1.7 points, that’s what separated my one student from a D as his final grade in the course I was teaching this summer. This was the last class he needed to complete in order to graduate. Students pass the class with a D. After seeing the F in my online gradebook, he sent me an e-mail pleading for mercy…
This scenario is a common one. In 14 years as a college professor I have encountered it way too many times. 99% of the time, the F sticks.
This time, however, something I heard on Sunday’s sermon caused me to pause before I replied.
The pastor was talking about Joseph, Jacob’s beloved son, and the many trials he faced before he became number 2 in command in Egypt. I’ve always loved Joseph’s story, with its many twists and turns. I didn’t see this twist coming, though. Our pastor skillfully helped us to decipher the mystery of God’s love intertwined all throughout the Biblical narrative until we couldn’t help but sit in silence and contemplation. It was a simple message, nothing highly theological, but highly effective. I cannot duplicate his words, but those which stuck in my soul sounded something like this, God’s love is so abundant that it frees us to throw caution to the wind, take risks and love foolishly.
The last two words kept bouncing back and forth in my head, and it wasn’t until I was honest with myself that I realized why they continued their persisting tugging at my heart. The combination of words was particularly convicting to me because it hit me right in the middle of my selfishness and pride.

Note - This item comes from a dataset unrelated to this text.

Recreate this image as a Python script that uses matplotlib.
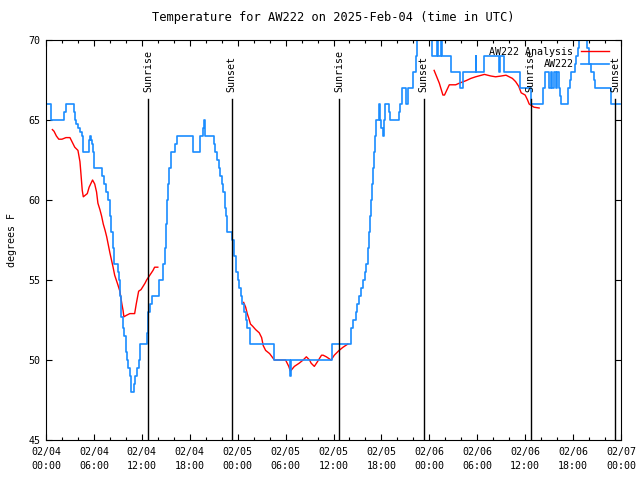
import datetime as dt
import numpy as np
import matplotlib
matplotlib.use('Agg')
import matplotlib.pyplot as plt
import matplotlib.dates as mdates

start = dt.datetime(2025, 2, 4, 0, 0)

# station obs (hours after start, deg F) - drawn as steps
obs_hours = [0.0, 0.6, 2.3, 2.5, 3.5, 3.6, 3.75, 4.0, 4.25, 4.5, 4.67, 5.4, 5.5, 5.6, 5.7, 5.9, 6.0,
             7.0, 7.3, 7.5, 7.75, 8.0, 8.2, 8.4, 8.5, 9.0, 9.1, 9.25, 9.45, 9.6, 9.75, 10.0, 10.2,
             10.3, 10.5, 10.6, 10.7, 11.0, 11.2, 11.4, 11.6, 11.75, 12.0, 12.6, 12.8, 13.0, 13.3,
             14.1, 14.7, 14.9, 15.0, 15.2, 15.3, 15.4, 15.6, 16.2, 16.4, 18.4, 19.25, 19.6, 19.8,
             19.95, 21.0, 21.2, 21.4, 21.6, 21.8, 22.0, 22.2, 22.4, 22.6, 22.7, 23.3, 23.5, 23.6,
             23.8, 24.0, 24.2, 24.4, 24.6, 24.8, 25.0, 25.2, 25.5, 28.6, 30.6, 30.7, 35.8, 38.2,
             38.5, 38.8, 39.0, 39.25, 39.5, 39.7, 39.9, 40.1, 40.3, 40.45, 40.6, 40.75, 40.85,
             40.95, 41.05, 41.15, 41.3, 41.75, 41.85, 42.0, 42.2, 42.35, 42.5, 42.9, 43.1, 44.2,
             44.3, 44.6, 45.1, 45.3, 45.9, 46.0, 46.3, 46.5, 46.7, 48.3, 48.9, 49.1, 49.4, 49.6,
             50.7, 51.8, 52.2, 53.8, 53.9, 54.8, 56.75, 56.9, 57.4, 59.4, 60.7, 62.2, 62.5, 63.0,
             63.2, 63.4, 63.6, 63.8, 64.0, 64.2, 64.4, 64.5, 65.4, 65.6, 65.8, 66.2, 66.4, 66.6,
             66.8, 67.0, 67.8, 68.0, 68.2, 68.6, 68.8, 70.7, 71.9]
obs_temp = [66, 65, 65.5, 66, 65.5, 65, 64.75, 64.5, 64.25, 64, 63, 63.75, 64, 63.75, 63.5, 63, 62,
            61.5, 61, 60.5, 60, 59, 58, 57, 56, 55.5, 55, 54, 52.7, 52, 51.5, 50.5, 50,
            49.5, 49, 48.5, 48, 48.5, 49, 49.5, 50, 51, 51, 51.7, 53, 53.5, 54,
            55, 56, 57, 58.5, 60, 61, 62, 63, 63.5, 64, 63, 64, 64.5, 65,
            64, 63.5, 63, 62.5, 62, 61.5, 61, 60.5, 59.5, 59, 58, 57.5, 57, 56.5,
            55.5, 55, 54.5, 54, 53.5, 53, 52.5, 52, 51, 50, 49, 50, 51, 52,
            52.5, 53, 53.5, 54, 54.5, 55, 55.5, 56, 57, 58, 59, 60, 61,
            62, 63, 64, 65, 66, 65, 64.5, 64, 65, 66, 65.5, 65, 65.5,
            66, 67, 66, 67, 67.5, 68, 69, 70, 71, 69, 71, 69, 71, 69,
            68, 67, 68, 69, 68, 69, 68, 69, 68, 67, 66, 67, 68, 67,
            68, 67, 68, 67, 68, 67, 66.5, 66, 67, 67.5, 68, 68.5, 69, 69.5,
            70, 71, 69.5, 68.5, 68, 67.5, 67, 66, 66]

# analysis, nan = gap between runs
ana_hours = [0.8, 1.0, 1.3, 1.6, 2.0, 2.5, 3.0, 3.3, 3.6, 4.0, 4.25, 4.35, 4.46, 4.54, 4.67, 5.17,
             5.4, 5.83, 6.1, 6.33, 6.5, 6.75, 6.96, 7.17, 7.4, 7.6, 7.8, 8.0, 8.2, 8.4, 8.6, 8.8,
             9.0, 9.25, 9.5, 9.65, 9.75, 10.1, 10.5, 11.1, 11.3, 11.6, 11.9, 12.4, 12.6, 13.0,
             13.4, 13.6, 14.0, np.nan,
             24.75, 25.0, 25.2, 25.4, 25.6, 25.9, 26.25, 26.7, 27.0, 27.2, 27.5, 28.0, 28.6,
             30.0, 30.4, 30.6, 31.1, 31.7, 32.2, 32.6, 33.0, 33.2, 33.6, 34.0, 34.5, 34.7, 35.1,
             35.7, 36.1, 36.7, 37.2, 37.8, np.nan,
             48.6, 49.25, 49.7, 49.9, 50.5, 51.3, 51.75, 52.6, 53.2, 53.8, 54.9, 55.7, 56.3,
             57.0, 57.6, 58.4, 58.8, 59.2, 59.5, 60.0, 60.3, 60.5, 61.1, 61.75]
ana_temp = [64.4, 64.3, 64.0, 63.8, 63.8, 63.9, 63.9, 63.6, 63.3, 63.1, 62.4, 61.8, 61.1, 60.6, 60.2, 60.4,
            60.8, 61.25, 61.0, 60.5, 59.8, 59.4, 59.0, 58.5, 58.1, 57.7, 57.2, 56.7, 56.25, 55.8, 55.3, 55.0,
            54.7, 54.3, 53.5, 53.1, 52.7, 52.8, 52.9, 52.9, 53.5, 54.3, 54.4, 54.8, 55.0, 55.3,
            55.6, 55.8, 55.8, np.nan,
            53.6, 53.3, 52.9, 52.6, 52.25, 52.1, 51.9, 51.7, 51.4, 50.9, 50.6, 50.4, 50.0,
            50.0, 49.6, 49.3, 49.6, 49.8, 50.0, 50.2, 50.0, 49.8, 49.6, 49.9, 50.3, 50.3, 50.2,
            50.0, 50.3, 50.6, 50.8, 51.0, np.nan,
            68.1, 67.3, 66.56, 66.56, 67.2, 67.2, 67.3, 67.46, 67.6, 67.7, 67.85, 67.75, 67.7,
            67.75, 67.8, 67.6, 67.4, 67.1, 66.7, 66.56, 66.25, 66.0, 65.8, 65.75]

sunrise_hours = [12.8, 36.75, 60.7]
sunset_hours = [23.25, 47.3, 71.3]


def to_time(hours):
    return [start + dt.timedelta(hours=h) if not np.isnan(h) else None for h in hours]


obs_t = to_time(obs_hours)
ana_t = [mdates.date2num(t) if t is not None else np.nan for t in to_time(ana_hours)]

plt.rcParams['font.family'] = 'DejaVu Sans Mono'
plt.rcParams['font.size'] = 7.2

fig = plt.figure(figsize=(6.4, 4.8), dpi=100)
ax = fig.add_axes([46 / 640, 40 / 480, 575 / 640, 400 / 480])

ax.plot(ana_t, ana_temp, color='#ff0000', lw=1.0, label='AW222 Analysis')
ax.plot(obs_t, obs_temp, color='#1a8cff', lw=1.2, drawstyle='steps-post', label='AW222')

for h in sunrise_hours + sunset_hours:
    t = start + dt.timedelta(hours=h)
    ax.plot([t, t], [45, 66.3], color='black', lw=1.0)
    ax.text(t, 66.75, 'Sunrise' if h in sunrise_hours else 'Sunset', rotation=90,
            ha='center', va='bottom', fontsize=7.2)

ax.set_xlim(start, start + dt.timedelta(hours=72))
ax.set_ylim(45, 70)
ax.set_yticks([45, 50, 55, 60, 65, 70])
ax.xaxis.set_major_locator(mdates.HourLocator(byhour=[0, 6, 12, 18]))
ax.xaxis.set_minor_locator(mdates.HourLocator(interval=2))
ax.xaxis.set_major_formatter(mdates.DateFormatter('%m/%d\n%H:%M'))
ax.tick_params(which='both', direction='in', top=True, right=True, width=0.8)
ax.tick_params(which='major', length=4)
ax.tick_params(which='minor', length=2.3)
ax.tick_params(axis='x', pad=5)
ax.tick_params(axis='y', pad=4)

ax.set_ylabel('degrees F', labelpad=8)
ax.set_title('Temperature for AW222 on 2025-Feb-04 (time in UTC)', pad=14)

ax.legend(loc='upper right', bbox_to_anchor=(0.985, 0.99), frameon=False, markerfirst=False,
          handlelength=2.8, handletextpad=0.8, labelspacing=0.25, borderaxespad=0.1,
          borderpad=0.2)

fig.canvas.draw()
for lbl in ax.get_xticklabels():
    lbl.set_linespacing(1.5)

fig.savefig('out.png', dpi=100)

“What does he mean, love foolishly?”
“There’s no way we can love so unguardedly! We’ll be taken advantaged of!”
“I don’t want anybody taking advantage of me for being foolish. I don’t want to be the laughingstock!”
Yep, the words bothered me because, more often than not, my pride gets in the way of my love.
I don’t want people to think I am a fool. I want to be smart and witty and street savvy. I don’t want people thinking I am naïve. No, not me!
I’m so worried about what other people may or may not think of me that I forget to care about what God may think. I’m so concerned about being bright and right, and proud of my perceived self-sufficiency that I forget the source of all my success.
I forget that I am nothing without Him and that whatever much or little I have; He has given to me to do His work and bless His beloved.
I forget that God is way more than enough, and that no matter how much we seem to lose, we never really face true loss because in Him, we always enjoy overflowing abundance.
I forget that love is the mark of His children and compassion is their native language.
Before I replied to my student, I went back to my electronic gradebook and reviewed his individual grades. As I scrolled down the different assignments, I saw a few zeroes in some of the graded homework, but I also remembered that he would participate in class every time there was a chance. Needless to say, the thoughts about loving foolishly kept coming back to my mind as my laptop’s screen was glowing bluish light on my face.
1.7 points separated me from loving foolishly. The price would be my pride.
I cannot be sure what my student would do with his degree. I don’t know if he would turn out to be a good, productive citizen and child of God. I don’t know if he went back to his buddies and laughed at me and how foolish I was for falling for his pleading words. I have no control over what he does with the gift of 1.7 points. I am not responsible for his actions afterwards. I am only responsible for my own. I am only responsible for my choice to obey my pride or to take a first step toward loving foolishly.
I am not saying that I will now give points away to all my students who request them. All I’m saying is that I am going to try to not let my pride get in my way to love.